Code that draws figures:
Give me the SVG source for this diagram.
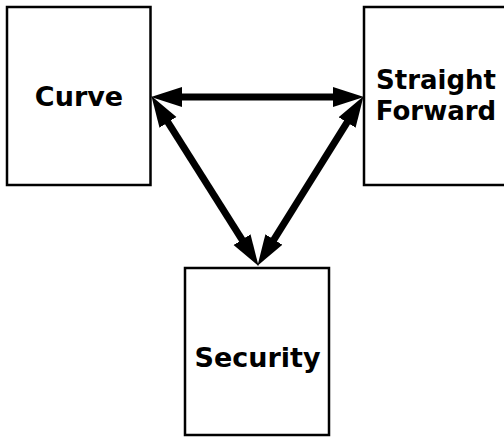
<svg xmlns="http://www.w3.org/2000/svg" width="504" height="446" viewBox="0 0 504 446">
<style>
.box{fill:#fff;stroke:#000;stroke-width:2.5}
.lbl{font-family:"DejaVu Sans",sans-serif;font-weight:bold;font-size:27px;fill:#000;text-anchor:middle}
.sf{font-size:26px}
.con{stroke:#000;stroke-width:7;fill:none;marker-start:url(#ah);marker-end:url(#ah)}
</style>
<defs>
<marker id="ah" markerUnits="userSpaceOnUse" markerWidth="32" markerHeight="22" viewBox="0 0 32 22" refX="5" refY="11" orient="auto-start-reverse">
<path d="M0,1 L31,11 L0,21 Z" fill="#000"/>
</marker>
</defs>
<rect width="504" height="446" fill="#fff"/>
<g id="curve">
<rect class="box" x="7" y="7" width="143.5" height="178"/>
<text class="lbl" x="79" y="106">Curve</text>
</g>
<g id="straight-forward">
<rect class="box" x="364" y="7" width="145" height="178"/>
<text class="lbl sf" x="436" y="89">Straight</text>
<text class="lbl sf" x="436" y="120">Forward</text>
</g>
<g id="security">
<rect class="box" x="185" y="268" width="144" height="167"/>
<text class="lbl" x="257.5" y="367">Security</text>
</g>
<g id="connectors">
<line class="con" x1="177" y1="97" x2="338" y2="97"/>
<line class="con" x1="165.3" y1="118.1" x2="244.7" y2="243.9"/>
<line class="con" x1="349.75" y1="118.2" x2="271.25" y2="243.8"/>
</g>
</svg>
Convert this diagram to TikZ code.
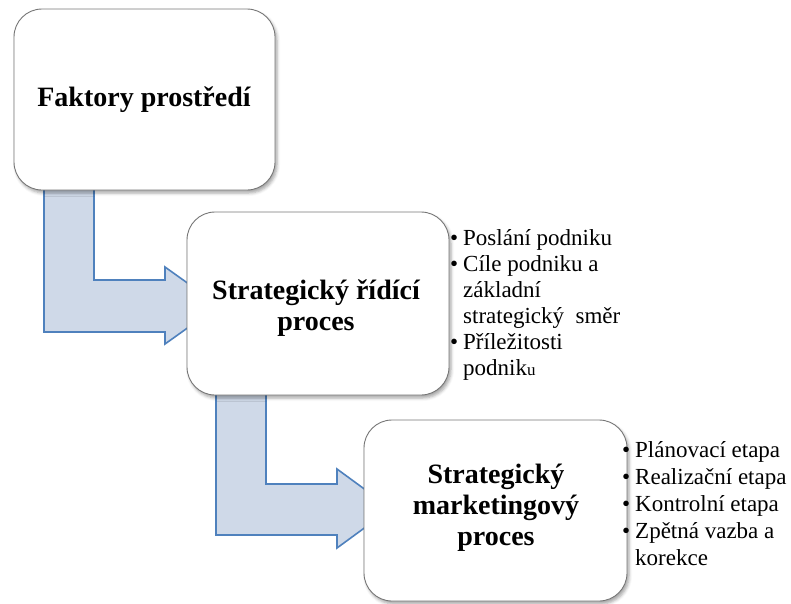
\documentclass[tikz,border=0pt]{standalone}
\usepackage{fontspec}
\setmainfont{Liberation Serif}
\usetikzlibrary{shadows.blur}
\definecolor{arrowfill}{RGB}{207,217,232}
\definecolor{arrowline}{RGB}{79,129,189}
\definecolor{boxline}{RGB}{118,118,118}
\tikzset{
  stagebox/.style={draw=boxline, line width=0.9pt, fill=white, rounded corners=28pt,
    inner sep=0pt,
    blur shadow={shadow xshift=2pt, shadow yshift=-3pt, shadow blur radius=3pt, shadow opacity=35}},
  bentarrow/.style={draw=arrowline, fill=arrowfill, line width=1.6pt, line join=miter},
  % multi-line nodes: the base anchor sits on the last line
  title/.style={font=\bfseries\fontsize{28}{31}\selectfont, align=center, anchor=base, inner sep=0pt},
  item/.style={font=\fontsize{23}{26}\selectfont, align=left, anchor=base west, inner sep=0pt},
  itemb/.style={item, font=\fontsize{23}{27}\selectfont},
}
\newcommand{\bul}{\llap{•\hspace{5pt}}}
\begin{document}
\begin{tikzpicture}[x=1pt,y=-1pt]
\useasboundingbox (0,0) rectangle (791,603);

% bent block arrows between the stages
\draw[bentarrow] (44,180) -- (44,332) -- (165,332) -- (165,344) -- (219,305.5)
  -- (165,267) -- (165,280) -- (94,280) -- (94,180) -- cycle;
\draw[bentarrow] (216,385) -- (216,535) -- (337,535) -- (337,548) -- (391,508.5)
  -- (337,469) -- (337,484) -- (266,484) -- (266,385) -- cycle;

% stage boxes
\node[stagebox, minimum width=261pt, minimum height=181pt] (box1) at (144.5,99.5) {};
\node[stagebox, minimum width=262pt, minimum height=183pt] (box2) at (318,303.5) {};
\node[stagebox, minimum width=263pt, minimum height=181pt] (box3) at (495.5,510.5) {};

% stage titles
\node[title] (t1) at (144,106) {Faktory prostředí};
\node[title] (t2) at (316,330) {Strategický řídící\\proces};
\node[title] (t3) at (496,545) {Strategický\\marketingový\\proces};

% items of the strategic management process
\node[item] (a1) at (463,245) {\bul Poslání podniku};
\node[item] (a2) at (463,323) {\bul Cíle podniku a\\základní\\strategický\hspace{0.5em}směr};
\node[item] (a3) at (463,375) {\bul Příležitosti\\podnik{\fontsize{17}{17}\selectfont u}};

% stages of the strategic marketing process
\node[itemb] (b1) at (635,457) {\bul Plánovací etapa};
\node[itemb] (b2) at (635,484) {\bul Realizační etapa};
\node[itemb] (b3) at (635,511) {\bul Kontrolní etapa};
\node[itemb] (b4) at (635,565) {\bul Zpětná vazba a\\korekce};
\end{tikzpicture}
\end{document}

## Task brief
Copy every record above exactly, leaving out the pictures.

## The solution
Give me the SVG source for this diagram.
<svg xmlns="http://www.w3.org/2000/svg" width="504" height="446" viewBox="0 0 504 446">
<style>
.box{fill:#fff;stroke:#000;stroke-width:2.5}
.lbl{font-family:"DejaVu Sans",sans-serif;font-weight:bold;font-size:27px;fill:#000;text-anchor:middle}
.sf{font-size:26px}
.con{stroke:#000;stroke-width:7;fill:none;marker-start:url(#ah);marker-end:url(#ah)}
</style>
<defs>
<marker id="ah" markerUnits="userSpaceOnUse" markerWidth="32" markerHeight="22" viewBox="0 0 32 22" refX="5" refY="11" orient="auto-start-reverse">
<path d="M0,1 L31,11 L0,21 Z" fill="#000"/>
</marker>
</defs>
<rect width="504" height="446" fill="#fff"/>
<g id="curve">
<rect class="box" x="7" y="7" width="143.5" height="178"/>
<text class="lbl" x="79" y="106">Curve</text>
</g>
<g id="straight-forward">
<rect class="box" x="364" y="7" width="145" height="178"/>
<text class="lbl sf" x="436" y="89">Straight</text>
<text class="lbl sf" x="436" y="120">Forward</text>
</g>
<g id="security">
<rect class="box" x="185" y="268" width="144" height="167"/>
<text class="lbl" x="257.5" y="367">Security</text>
</g>
<g id="connectors">
<line class="con" x1="177" y1="97" x2="338" y2="97"/>
<line class="con" x1="165.3" y1="118.1" x2="244.7" y2="243.9"/>
<line class="con" x1="349.75" y1="118.2" x2="271.25" y2="243.8"/>
</g>
</svg>
Convert this diagram to TikZ code.
\documentclass[tikz,border=0pt]{standalone}
\usepackage{fontspec}
\setmainfont{Liberation Serif}
\usetikzlibrary{shadows.blur}
\definecolor{arrowfill}{RGB}{207,217,232}
\definecolor{arrowline}{RGB}{79,129,189}
\definecolor{boxline}{RGB}{118,118,118}
\tikzset{
  stagebox/.style={draw=boxline, line width=0.9pt, fill=white, rounded corners=28pt,
    inner sep=0pt,
    blur shadow={shadow xshift=2pt, shadow yshift=-3pt, shadow blur radius=3pt, shadow opacity=35}},
  bentarrow/.style={draw=arrowline, fill=arrowfill, line width=1.6pt, line join=miter},
  % multi-line nodes: the base anchor sits on the last line
  title/.style={font=\bfseries\fontsize{28}{31}\selectfont, align=center, anchor=base, inner sep=0pt},
  item/.style={font=\fontsize{23}{26}\selectfont, align=left, anchor=base west, inner sep=0pt},
  itemb/.style={item, font=\fontsize{23}{27}\selectfont},
}
\newcommand{\bul}{\llap{•\hspace{5pt}}}
\begin{document}
\begin{tikzpicture}[x=1pt,y=-1pt]
\useasboundingbox (0,0) rectangle (791,603);

% bent block arrows between the stages
\draw[bentarrow] (44,180) -- (44,332) -- (165,332) -- (165,344) -- (219,305.5)
  -- (165,267) -- (165,280) -- (94,280) -- (94,180) -- cycle;
\draw[bentarrow] (216,385) -- (216,535) -- (337,535) -- (337,548) -- (391,508.5)
  -- (337,469) -- (337,484) -- (266,484) -- (266,385) -- cycle;

% stage boxes
\node[stagebox, minimum width=261pt, minimum height=181pt] (box1) at (144.5,99.5) {};
\node[stagebox, minimum width=262pt, minimum height=183pt] (box2) at (318,303.5) {};
\node[stagebox, minimum width=263pt, minimum height=181pt] (box3) at (495.5,510.5) {};

% stage titles
\node[title] (t1) at (144,106) {Faktory prostředí};
\node[title] (t2) at (316,330) {Strategický řídící\\proces};
\node[title] (t3) at (496,545) {Strategický\\marketingový\\proces};

% items of the strategic management process
\node[item] (a1) at (463,245) {\bul Poslání podniku};
\node[item] (a2) at (463,323) {\bul Cíle podniku a\\základní\\strategický\hspace{0.5em}směr};
\node[item] (a3) at (463,375) {\bul Příležitosti\\podnik{\fontsize{17}{17}\selectfont u}};

% stages of the strategic marketing process
\node[itemb] (b1) at (635,457) {\bul Plánovací etapa};
\node[itemb] (b2) at (635,484) {\bul Realizační etapa};
\node[itemb] (b3) at (635,511) {\bul Kontrolní etapa};
\node[itemb] (b4) at (635,565) {\bul Zpětná vazba a\\korekce};
\end{tikzpicture}
\end{document}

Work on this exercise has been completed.